In Old Town she explained about the destruction of Warsaw by the Germans, a reinforcement of what we learned at the Warsaw Uprising Museum the day before.

We continued to the monument for the heroes of the Warsaw Uprising - the army organized by the Polish Home Army. Their symbol was a “P” with an anchor below. It was beautiful, with the judicial building behind it all in glass with quotes about human rights.

We then headed over to the Jewish Cemetery. It was huge, with many trees growing among the tombstones. We saw a depressed circle area surrounded by simple small stones - marking the area of mass graves. As Jews died in the Nazi controlled Warsaw ghetto - their bodies were taken to this spot and buried. Names were unknown - there were so many thousands upon thousands. Some 100,000 died in the ghetto. (And another 300,000 were sent to their deaths.) At the cemetery there was a memorial put up by Jack Eisner - one of the only survivors of the Ghetto Uprising. He has a book about his experience called “The Survivor.” We also saw the grave of the head of the Jewish community in Warsaw who was told to sign the order for the first deportation to Treblinka. He was so conflicted, and could not do it: so he committed suicide that night. Next to this was another famous grave: for Zamenhof, the Jew who invented Esperanto.

There was also a memorial to Janusz Korczak (Henryk Goldsmith), the great educator who ran orphanages. We lit a yarzeit candle and said Kaddish.

We then took a lunch break at the nearby mall. There was a cafeteria type place upstairs there, and we had a wonderful meal! Like home cooked! Peter, of course, got some ice cream too.

Then we went on to our tour of the Warsaw ghetto. We saw the plaza with a memorial to those who died in the ghetto. They are going to be building a special national museum dedicated to the 1000 year history of Jews in Poland. The sign is up and the place marked. We took a photo of the memorial there. We also saw a small marker that was a memorial to the Zabota: the Polish group who were dedicated to assisting and saving Jews from the Warsaw ghetto. Next, we went on to other parts of the former ghetto - of which just about nothing is left standing. It was completely destroyed and pulled down by the Nazis. There is only a small piece of the original wall left, in the courtyard of a small apartment complex. We saw it. We stopped at Mila 18, the street location where Mordechai Anelewicz (spelling?) had the headquarters in the basement from which to direct the Ghetto Uprising. At the end, knowing they would all be captured and killed by the Nazis, he and about 100 others in this “bunker” killed themselves to show they were in control of their own lives.

Other sites of the ghetto: the spot where the bridge connected the small and large ghetto areas until all the people from the small ghetto were crowded into the large ghetto. And following the walk to the Umshlagplatz - the site where Jews were forced on to trains to Treblinka, the death camp.

There was so much more. What a day.

We ended with return to the hotel and some of us sitting in the bar discussing the high and low points of the tour. The low were not things that did not work out (we had some of those too) - but the depressing parts.
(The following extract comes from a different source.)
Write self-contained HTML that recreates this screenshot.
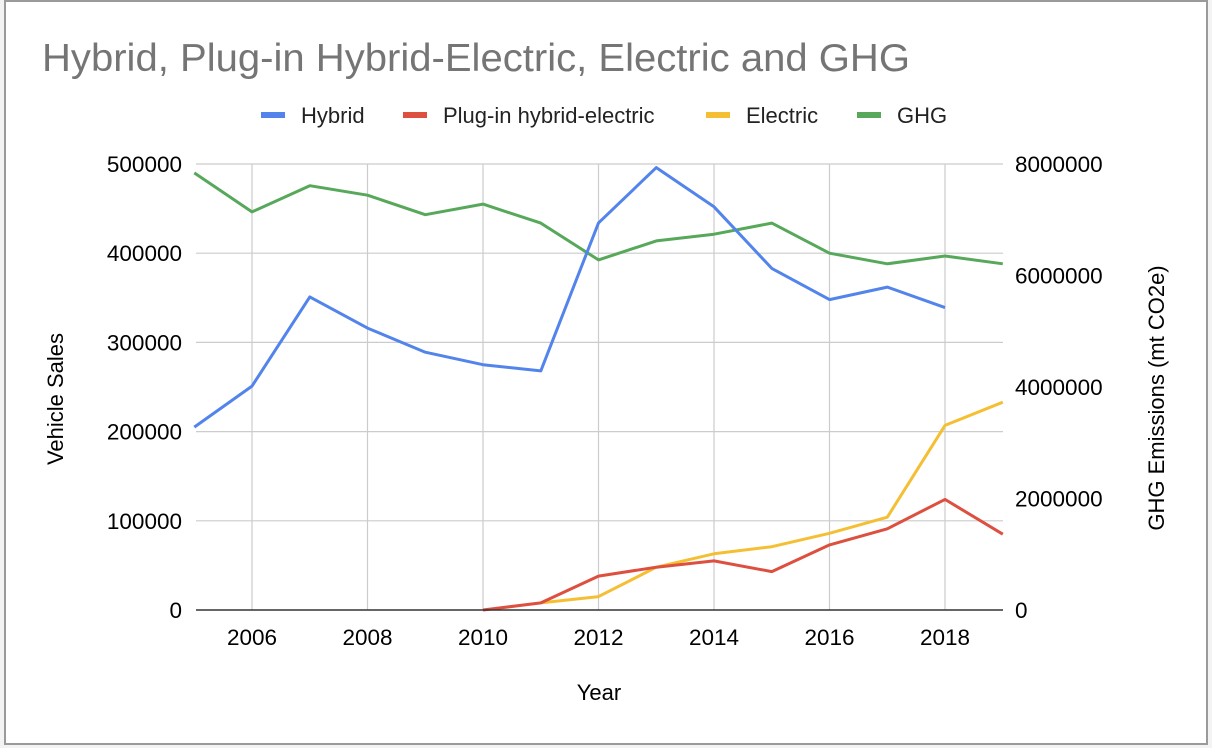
<!DOCTYPE html>
<html><head><meta charset="utf-8"><style>
body{margin:0;background:#fff;width:1212px;height:748px;overflow:hidden;font-family:"Liberation Sans",Arial,sans-serif}
</style></head><body>
<svg id="chart" width="1212" height="748" xmlns="http://www.w3.org/2000/svg" font-family="Liberation Sans, Arial, sans-serif">
<rect x="0" y="0" width="1212" height="748" fill="#f3f3f3"/>
<rect x="5" y="1" width="1202" height="743" fill="#fff" stroke="#9a9a9a" stroke-width="2"/>
<text x="42" y="71" font-size="39" fill="#757575" textLength="868" lengthAdjust="spacingAndGlyphs">Hybrid, Plug-in Hybrid-Electric, Electric and GHG</text>
<g id="legend"></g>
<g id="grid"></g>
<g id="series"></g>
<g id="axes"></g>
<text x="0" y="0" font-size="22" fill="#000" text-anchor="middle" transform="translate(63,399) rotate(-90)">Vehicle Sales</text>
<text x="0" y="0" font-size="22" fill="#000" text-anchor="middle" transform="translate(1164,398) rotate(-90)">GHG Emissions (mt CO2e)</text>
<text x="599" y="700" font-size="22" fill="#000" text-anchor="middle">Year</text>
</svg>
<script>
const years=[2005,2006,2007,2008,2009,2010,2011,2012,2013,2014,2015,2016,2017,2018,2019];
const hybrid=[205000,251000,351000,316000,289000,275000,268000,434000,496000,452000,383000,348000,362000,339000,null];
const phev=[null,null,null,null,null,0,8000,38000,48000,55000,43000,73000,91000,124000,85000];
const electric=[null,null,null,null,null,null,8000,15000,48000,63000,71000,86000,104000,207000,233000];
const ghg=[7840000,7140000,7610000,7440000,7090000,7280000,6940000,6280000,6620000,6740000,6940000,6400000,6210000,6350000,6210000];
const leftTicks=[0,100000,200000,300000,400000,500000];
const rightTicks=[0,2000000,4000000,6000000,8000000];
const xTicks=[2006,2008,2010,2012,2014,2016,2018];
const NS='http://www.w3.org/2000/svg';
const X0=194.25,X1=1002.75,Y0=610,Y1=164;
const x=v=>X0+(v-2005)/(2019-2005)*(X1-X0);
const yl=v=>Y0-v/500000*(Y0-Y1);
const yr=v=>Y0-v/8000000*(Y0-Y1);
function mk(t,a,p){const e=document.createElementNS(NS,t);for(const k in a)e.setAttribute(k,a[k]);p.appendChild(e);return e;}
const grid=document.getElementById('grid'),axes=document.getElementById('axes'),ser=document.getElementById('series'),leg=document.getElementById('legend');
leftTicks.forEach(v=>{if(v>0){const l=mk('line',{x1:196,x2:1003,y1:yl(v),y2:yl(v),stroke:'#cccccc','stroke-width':1.2},grid);

}
const t=mk('text',{x:182,y:yl(v)+8,'font-size':22.5,'text-anchor':'end',fill:'#000'},axes);t.textContent=v;

});
rightTicks.forEach(v=>{const t=mk('text',{x:1015,y:yr(v)+8,'font-size':22.5,fill:'#000'},axes);t.textContent=v;

});
xTicks.forEach(v=>{const l=mk('line',{x1:x(v),x2:x(v),y1:Y1,y2:Y0,stroke:'#cccccc','stroke-width':1.2},grid);


const t=mk('text',{x:x(v),y:645,'font-size':22.5,'text-anchor':'middle',fill:'#000'},axes);t.textContent=v;

});
const base=mk('line',{x1:196,x2:1003,y1:Y0,y2:Y0,stroke:'#333','stroke-width':1.5},axes);


function line(vals,fy,color,name){let d='';vals.forEach((v,i)=>{if(v===null)return;d+=(d?'L':'M')+x(years[i]).toFixed(1)+','+fy(v).toFixed(1);});
const p=mk('path',{d:d,fill:'none',stroke:color,'stroke-width':3,'stroke-linejoin':'round'},ser);

}
line(ghg,yr,'#57a85a','ghg-line');
line(hybrid,yl,'#5384eb','hybrid-line');
line(electric,yl,'#f5bf33','electric-line');
line(phev,yl,'#dd4f3f','phev-line');
const legItems=[['Hybrid','#5384eb',261],['Plug-in hybrid-electric','#dd4f3f',403],['Electric','#f5bf33',706],['GHG','#57a85a',857]];
legItems.forEach(it=>{const r=mk('rect',{x:it[2],y:112,width:24,height:6,fill:it[1]},leg);


const t=mk('text',{x:it[2]+40,y:123,'font-size':22,fill:'#222'},leg);t.textContent=it[0];

});
</script>
</body></html>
Going to Birkenau was the lowest point for many; for some it was the museum in Budapest with its very personalized images.

And for highlights: the Shabbat evening with the Warsaw progressive Jewish community; the bike ride (Marty and Wendy L.) around Warsaw; the Chopin concert; the birthday drink in Krakow; the gelato in Prague; the artists’ work on display in Terezin. Sitting and having a beer in the square in Budapest with musicians around. The slow ride on the Danube. The wonderful meals and conversations with the others from the group. The bison grass vodka. (We drank a bit more of it...well, maybe more than a bit....while we sat in the bar. The women had the vodka/apple juice specialty of Poland while the men worked on the beers.)

And, the more important reaction at the end of the tour, as Wendy L says: I feel enormously grateful that my grandparents came over (to the United States) before all of this.

Well, now it’s 5:30 pm on Sunday. I’m going to try to get online and send this, and then we are off to our closing dinner. Tomorrow it’s a 6:30 am departure: we fly from here to Prague and then on to JFK.